— START Data provided —

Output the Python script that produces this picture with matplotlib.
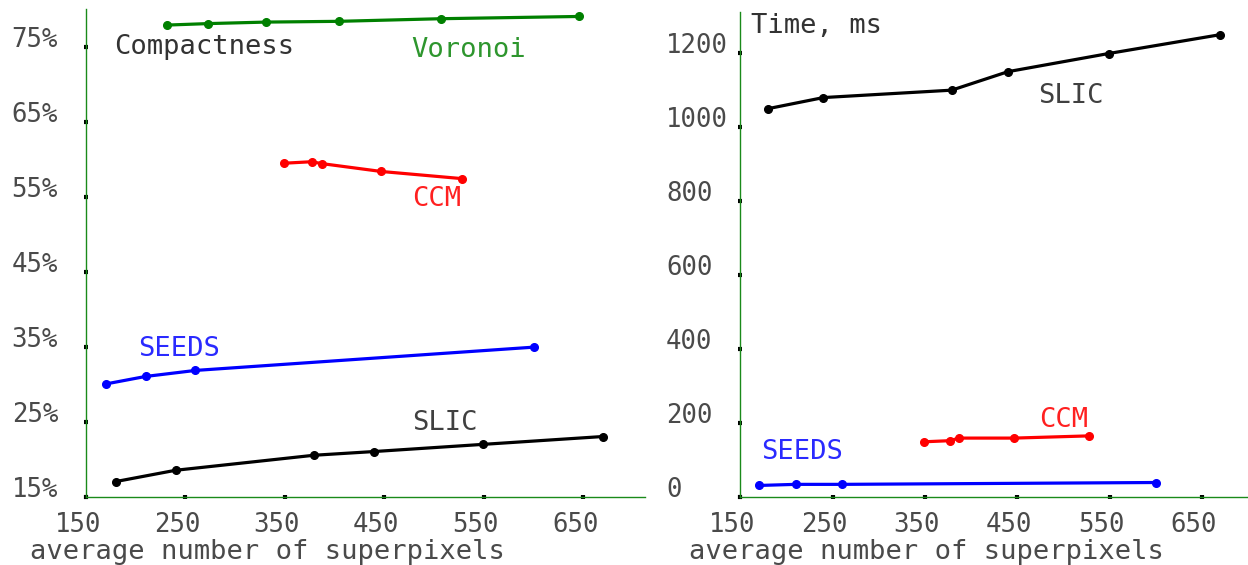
import matplotlib
matplotlib.use("Agg")
import matplotlib.pyplot as plt
from matplotlib.transforms import ScaledTranslation

# ---- data ----
voronoi_x = [231, 273, 331, 404, 507, 646]
voronoi_comp = [77.9, 78.1, 78.3, 78.4, 78.75, 79.05]

ccm_x = [349, 377, 387, 447, 528]
ccm_comp = [59.5, 59.7, 59.45, 58.4, 57.45]
ccm_time = [150, 153, 160, 160, 166]

seeds_x = [170, 210, 260, 600]
seeds_comp = [30.1, 31.1, 31.9, 35.0]
seeds_time = [32, 35, 35, 40]

slic_x = [180, 240, 379, 440, 549, 670]
slic_comp = [17.1, 18.6, 20.6, 21.1, 22.05, 23.1]
slic_time = [1050, 1080, 1100, 1150, 1199, 1250]

x_ticks = [150, 250, 350, 450, 550, 650]
comp_ticks = [15, 25, 35, 45, 55, 65, 75]
comp_labels = ["15%", "25%", "35%", "45%", "55%", "65%", "75%"]
time_ticks = [0, 200, 400, 600, 800, 1000, 1200]
time_labels = ["0", "200", "400", "600", "800", "1000", "1200"]

FONT = "DejaVu Sans Mono"
FS = 19.5
TFS = 18.5
TXT = "#4a4a4a"
AXC = "#1a8a1a"

fig = plt.figure(figsize=(12.48, 5.65), dpi=100)
axL = fig.add_axes([0.0689, 0.1198, 0.4479, 0.8637])
axR = fig.add_axes([0.5932, 0.1198, 0.4068, 0.8595])


def style(ax, yticks, ylabels, xlim, ylim):
    ax.set_xlim(*xlim)
    ax.set_ylim(*ylim)
    for s in ("top", "right"):
        ax.spines[s].set_visible(False)
    for s in ("left", "bottom"):
        ax.spines[s].set_color(AXC)
        ax.spines[s].set_linewidth(1.0)
    ax.set_xticks(x_ticks)
    ax.set_xticklabels([str(v) for v in x_ticks])
    ax.set_yticks(yticks)
    ax.set_yticklabels(ylabels)
    ax.tick_params(axis="both", direction="inout", length=3, width=3,
                   color="black", labelcolor=TXT, labelsize=TFS)
    ax.tick_params(axis="y", pad=52)
    ax.tick_params(axis="x", pad=9)
    for lab in ax.get_yticklabels():
        lab.set_fontfamily(FONT)
        lab.set_horizontalalignment("left")
        lab.set_verticalalignment("baseline")
    off = ScaledTranslation(-8 / 100, 0, fig.dpi_scale_trans)
    for lab in ax.get_xticklabels():
        lab.set_fontfamily(FONT)
        lab.set_transform(lab.get_transform() + off)
    ax.set_xlabel("average number of superpixels", fontsize=FS, family=FONT,
                  color=TXT, ha="left", va="baseline")
    ax.xaxis.set_label_coords(-0.101, -0.126)


style(axL, comp_ticks, comp_labels, (150, 712), (15, 80))
style(axR, time_ticks, time_labels, (150, 700), (0, 1312))

lw, ms = 2.3, 5.5
axL.plot(voronoi_x, voronoi_comp, "-o", color="#008000", lw=lw, ms=ms, clip_on=False)
axL.plot(ccm_x, ccm_comp, "-o", color="#ff0000", lw=lw, ms=ms, clip_on=False)
axL.plot(seeds_x, seeds_comp, "-o", color="#0000ff", lw=lw, ms=ms, clip_on=False)
axL.plot(slic_x, slic_comp, "-o", color="black", lw=lw, ms=ms, clip_on=False)

axR.plot(ccm_x, ccm_time, "-o", color="#ff0000", lw=lw, ms=ms, clip_on=False)
axR.plot(seeds_x, seeds_time, "-o", color="#0000ff", lw=lw, ms=ms, clip_on=False)
axR.plot(slic_x, slic_time, "-o", color="black", lw=lw, ms=ms, clip_on=False)

kw = dict(fontsize=FS, family=FONT, ha="left", va="baseline")
axL.text(178, 74.1, "Compactness", color="#333333", **kw)
axL.text(477, 73.7, "Voronoi", color="#2e962e", **kw)
axL.text(478, 53.8, "CCM", color="#ff2020", **kw)
axL.text(202, 33.8, "SEEDS", color="#2a2aff", **kw)
axL.text(478, 23.9, "SLIC", color="#404040", **kw)

axR.text(162, 1255, "Time, ms", color="#333333", **kw)
axR.text(473, 1066, "SLIC", color="#404040", **kw)
axR.text(474, 190, "CCM", color="#ff2020", **kw)
axR.text(173, 103, "SEEDS", color="#2a2aff", **kw)

fig.savefig("out.png", dpi=100)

— END Data provided —

(Problem description)
Quote in full the listing given above; the images are to be left out.

(Exercise result)
Output the Python script that produces this picture with matplotlib.
import matplotlib
matplotlib.use("Agg")
import matplotlib.pyplot as plt
from matplotlib.transforms import ScaledTranslation

# ---- data ----
voronoi_x = [231, 273, 331, 404, 507, 646]
voronoi_comp = [77.9, 78.1, 78.3, 78.4, 78.75, 79.05]

ccm_x = [349, 377, 387, 447, 528]
ccm_comp = [59.5, 59.7, 59.45, 58.4, 57.45]
ccm_time = [150, 153, 160, 160, 166]

seeds_x = [170, 210, 260, 600]
seeds_comp = [30.1, 31.1, 31.9, 35.0]
seeds_time = [32, 35, 35, 40]

slic_x = [180, 240, 379, 440, 549, 670]
slic_comp = [17.1, 18.6, 20.6, 21.1, 22.05, 23.1]
slic_time = [1050, 1080, 1100, 1150, 1199, 1250]

x_ticks = [150, 250, 350, 450, 550, 650]
comp_ticks = [15, 25, 35, 45, 55, 65, 75]
comp_labels = ["15%", "25%", "35%", "45%", "55%", "65%", "75%"]
time_ticks = [0, 200, 400, 600, 800, 1000, 1200]
time_labels = ["0", "200", "400", "600", "800", "1000", "1200"]

FONT = "DejaVu Sans Mono"
FS = 19.5
TFS = 18.5
TXT = "#4a4a4a"
AXC = "#1a8a1a"

fig = plt.figure(figsize=(12.48, 5.65), dpi=100)
axL = fig.add_axes([0.0689, 0.1198, 0.4479, 0.8637])
axR = fig.add_axes([0.5932, 0.1198, 0.4068, 0.8595])


def style(ax, yticks, ylabels, xlim, ylim):
    ax.set_xlim(*xlim)
    ax.set_ylim(*ylim)
    for s in ("top", "right"):
        ax.spines[s].set_visible(False)
    for s in ("left", "bottom"):
        ax.spines[s].set_color(AXC)
        ax.spines[s].set_linewidth(1.0)
    ax.set_xticks(x_ticks)
    ax.set_xticklabels([str(v) for v in x_ticks])
    ax.set_yticks(yticks)
    ax.set_yticklabels(ylabels)
    ax.tick_params(axis="both", direction="inout", length=3, width=3,
                   color="black", labelcolor=TXT, labelsize=TFS)
    ax.tick_params(axis="y", pad=52)
    ax.tick_params(axis="x", pad=9)
    for lab in ax.get_yticklabels():
        lab.set_fontfamily(FONT)
        lab.set_horizontalalignment("left")
        lab.set_verticalalignment("baseline")
    off = ScaledTranslation(-8 / 100, 0, fig.dpi_scale_trans)
    for lab in ax.get_xticklabels():
        lab.set_fontfamily(FONT)
        lab.set_transform(lab.get_transform() + off)
    ax.set_xlabel("average number of superpixels", fontsize=FS, family=FONT,
                  color=TXT, ha="left", va="baseline")
    ax.xaxis.set_label_coords(-0.101, -0.126)


style(axL, comp_ticks, comp_labels, (150, 712), (15, 80))
style(axR, time_ticks, time_labels, (150, 700), (0, 1312))

lw, ms = 2.3, 5.5
axL.plot(voronoi_x, voronoi_comp, "-o", color="#008000", lw=lw, ms=ms, clip_on=False)
axL.plot(ccm_x, ccm_comp, "-o", color="#ff0000", lw=lw, ms=ms, clip_on=False)
axL.plot(seeds_x, seeds_comp, "-o", color="#0000ff", lw=lw, ms=ms, clip_on=False)
axL.plot(slic_x, slic_comp, "-o", color="black", lw=lw, ms=ms, clip_on=False)

axR.plot(ccm_x, ccm_time, "-o", color="#ff0000", lw=lw, ms=ms, clip_on=False)
axR.plot(seeds_x, seeds_time, "-o", color="#0000ff", lw=lw, ms=ms, clip_on=False)
axR.plot(slic_x, slic_time, "-o", color="black", lw=lw, ms=ms, clip_on=False)

kw = dict(fontsize=FS, family=FONT, ha="left", va="baseline")
axL.text(178, 74.1, "Compactness", color="#333333", **kw)
axL.text(477, 73.7, "Voronoi", color="#2e962e", **kw)
axL.text(478, 53.8, "CCM", color="#ff2020", **kw)
axL.text(202, 33.8, "SEEDS", color="#2a2aff", **kw)
axL.text(478, 23.9, "SLIC", color="#404040", **kw)

axR.text(162, 1255, "Time, ms", color="#333333", **kw)
axR.text(473, 1066, "SLIC", color="#404040", **kw)
axR.text(474, 190, "CCM", color="#ff2020", **kw)
axR.text(173, 103, "SEEDS", color="#2a2aff", **kw)

fig.savefig("out.png", dpi=100)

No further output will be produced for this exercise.